DIRECTIONS:
Give the listing again character for character, but drop the images.

===== DATA SEGMENT

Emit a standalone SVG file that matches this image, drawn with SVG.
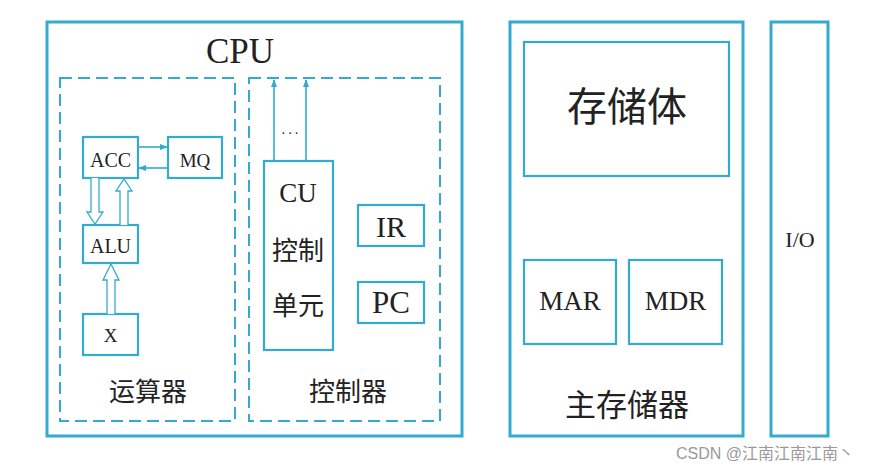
<svg xmlns="http://www.w3.org/2000/svg" width="895" height="472" viewBox="0 0 895 472">
<defs>
<style>
.box{fill:none;stroke:#33abd0;stroke-width:2.2}
.outer{fill:none;stroke:#33abd0;stroke-width:3}
.dash{fill:none;stroke:#33abd0;stroke-width:2;stroke-dasharray:12 6}
.ln{fill:none;stroke:#33abd0;stroke-width:1.6}
.hol{fill:#fff;stroke:#33abd0;stroke-width:1.3}
.t{font-family:"Liberation Serif","Noto Sans CJK SC",serif;fill:#222;text-anchor:middle}
.wm{font-family:"Liberation Sans","Noto Sans CJK SC",sans-serif;fill:#999;font-size:16px}
</style>
<marker id="ah" markerWidth="8" markerHeight="6" refX="7" refY="3" orient="auto" markerUnits="userSpaceOnUse">
<path d="M0,0 L8,3 L0,6 Z" fill="#33abd0"/>
</marker>
</defs>
<rect width="895" height="472" fill="#fff"/>

<g id="cpu">
<rect class="outer" x="47" y="22" width="415" height="414"/>
<text class="t" x="240" y="63" font-size="35">CPU</text>
</g>
<g id="alu-unit">
<rect class="dash" x="60" y="78" width="175" height="343"/>
<text class="t" x="148" y="401" font-size="26">运算器</text>
</g>
<g id="ctrl-unit">
<rect class="dash" x="249" y="78" width="191" height="343"/>
<text class="t" x="348" y="401" font-size="26">控制器</text>
</g>
<g id="acc">
<rect class="box" x="83" y="137" width="55" height="41"/>
<text class="t" x="110.5" y="167" font-size="20">ACC</text>
</g>
<g id="mq">
<rect class="box" x="168" y="137" width="54" height="41"/>
<text class="t" x="195" y="167" font-size="19">MQ</text>
</g>
<g id="alu">
<rect class="box" x="83" y="225" width="55" height="38"/>
<text class="t" x="110.5" y="253" font-size="20">ALU</text>
</g>
<g id="x">
<rect class="box" x="83" y="314" width="55" height="41"/>
<text class="t" x="110.5" y="342" font-size="19">X</text>
</g>
<g id="cu">
<rect class="box" x="264" y="161" width="69" height="189"/>
<text class="t" x="298" y="202" font-size="27">CU</text>
<text class="t" x="298" y="260" font-size="26">控制</text>
<text class="t" x="298" y="315" font-size="26">单元</text>
</g>
<g id="ir">
<rect class="box" x="358" y="205" width="66" height="41"/>
<text class="t" x="391" y="237" font-size="30">IR</text>
</g>
<g id="pc">
<rect class="box" x="358" y="282" width="66" height="41"/>
<text class="t" x="391" y="313" font-size="31">PC</text>
</g>
<g id="mem">
<rect class="outer" x="510" y="22" width="233" height="414"/>
<text class="t" x="627" y="416" font-size="31">主存储器</text>
</g>
<g id="bank">
<rect class="box" x="524" y="42" width="205" height="134"/>
<text class="t" x="627" y="121" font-size="40">存储体</text>
</g>
<g id="mar">
<rect class="box" x="524" y="260" width="92" height="84"/>
<text class="t" x="570" y="310" font-size="27">MAR</text>
</g>
<g id="mdr">
<rect class="box" x="629" y="260" width="93" height="84"/>
<text class="t" x="675.5" y="310" font-size="27">MDR</text>
</g>
<g id="io">
<rect class="outer" x="771" y="22" width="57" height="414"/>
<text class="t" x="800" y="247" font-size="22">I/O</text>
</g>

<g id="connectors">
<line class="ln" x1="138" y1="147" x2="167" y2="147" marker-end="url(#ah)"/>
<line class="ln" x1="168" y1="168" x2="139" y2="168" marker-end="url(#ah)"/>
<path class="hol" d="M91,178 L91,212 L87,212 L95,224 L103,212 L99,212 L99,178"/>
<path class="hol" d="M120,225 L120,191 L116,191 L124,179 L132,191 L128,191 L128,225"/>
<path class="hol" d="M107,314 L107,280 L103,280 L111,264 L119,280 L115,280 L115,314"/>
<line class="ln" x1="274" y1="161" x2="274" y2="80" marker-end="url(#ah)"/>
<line class="ln" x1="306" y1="161" x2="306" y2="80" marker-end="url(#ah)"/>
<text class="t" x="291" y="138" font-size="14" fill="#33abd0" letter-spacing="2">···</text>
</g>

<text class="wm" x="676" y="459">CSDN @江南江南江南丶</text>
</svg>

==========

EXERCISE RESULT:
Emit a standalone SVG file that matches this image, drawn with SVG.
<svg xmlns="http://www.w3.org/2000/svg" width="895" height="472" viewBox="0 0 895 472">
<defs>
<style>
.box{fill:none;stroke:#33abd0;stroke-width:2.2}
.outer{fill:none;stroke:#33abd0;stroke-width:3}
.dash{fill:none;stroke:#33abd0;stroke-width:2;stroke-dasharray:12 6}
.ln{fill:none;stroke:#33abd0;stroke-width:1.6}
.hol{fill:#fff;stroke:#33abd0;stroke-width:1.3}
.t{font-family:"Liberation Serif","Noto Sans CJK SC",serif;fill:#222;text-anchor:middle}
.wm{font-family:"Liberation Sans","Noto Sans CJK SC",sans-serif;fill:#999;font-size:16px}
</style>
<marker id="ah" markerWidth="8" markerHeight="6" refX="7" refY="3" orient="auto" markerUnits="userSpaceOnUse">
<path d="M0,0 L8,3 L0,6 Z" fill="#33abd0"/>
</marker>
</defs>
<rect width="895" height="472" fill="#fff"/>

<g id="cpu">
<rect class="outer" x="47" y="22" width="415" height="414"/>
<text class="t" x="240" y="63" font-size="35">CPU</text>
</g>
<g id="alu-unit">
<rect class="dash" x="60" y="78" width="175" height="343"/>
<text class="t" x="148" y="401" font-size="26">运算器</text>
</g>
<g id="ctrl-unit">
<rect class="dash" x="249" y="78" width="191" height="343"/>
<text class="t" x="348" y="401" font-size="26">控制器</text>
</g>
<g id="acc">
<rect class="box" x="83" y="137" width="55" height="41"/>
<text class="t" x="110.5" y="167" font-size="20">ACC</text>
</g>
<g id="mq">
<rect class="box" x="168" y="137" width="54" height="41"/>
<text class="t" x="195" y="167" font-size="19">MQ</text>
</g>
<g id="alu">
<rect class="box" x="83" y="225" width="55" height="38"/>
<text class="t" x="110.5" y="253" font-size="20">ALU</text>
</g>
<g id="x">
<rect class="box" x="83" y="314" width="55" height="41"/>
<text class="t" x="110.5" y="342" font-size="19">X</text>
</g>
<g id="cu">
<rect class="box" x="264" y="161" width="69" height="189"/>
<text class="t" x="298" y="202" font-size="27">CU</text>
<text class="t" x="298" y="260" font-size="26">控制</text>
<text class="t" x="298" y="315" font-size="26">单元</text>
</g>
<g id="ir">
<rect class="box" x="358" y="205" width="66" height="41"/>
<text class="t" x="391" y="237" font-size="30">IR</text>
</g>
<g id="pc">
<rect class="box" x="358" y="282" width="66" height="41"/>
<text class="t" x="391" y="313" font-size="31">PC</text>
</g>
<g id="mem">
<rect class="outer" x="510" y="22" width="233" height="414"/>
<text class="t" x="627" y="416" font-size="31">主存储器</text>
</g>
<g id="bank">
<rect class="box" x="524" y="42" width="205" height="134"/>
<text class="t" x="627" y="121" font-size="40">存储体</text>
</g>
<g id="mar">
<rect class="box" x="524" y="260" width="92" height="84"/>
<text class="t" x="570" y="310" font-size="27">MAR</text>
</g>
<g id="mdr">
<rect class="box" x="629" y="260" width="93" height="84"/>
<text class="t" x="675.5" y="310" font-size="27">MDR</text>
</g>
<g id="io">
<rect class="outer" x="771" y="22" width="57" height="414"/>
<text class="t" x="800" y="247" font-size="22">I/O</text>
</g>

<g id="connectors">
<line class="ln" x1="138" y1="147" x2="167" y2="147" marker-end="url(#ah)"/>
<line class="ln" x1="168" y1="168" x2="139" y2="168" marker-end="url(#ah)"/>
<path class="hol" d="M91,178 L91,212 L87,212 L95,224 L103,212 L99,212 L99,178"/>
<path class="hol" d="M120,225 L120,191 L116,191 L124,179 L132,191 L128,191 L128,225"/>
<path class="hol" d="M107,314 L107,280 L103,280 L111,264 L119,280 L115,280 L115,314"/>
<line class="ln" x1="274" y1="161" x2="274" y2="80" marker-end="url(#ah)"/>
<line class="ln" x1="306" y1="161" x2="306" y2="80" marker-end="url(#ah)"/>
<text class="t" x="291" y="138" font-size="14" fill="#33abd0" letter-spacing="2">···</text>
</g>

<text class="wm" x="676" y="459">CSDN @江南江南江南丶</text>
</svg>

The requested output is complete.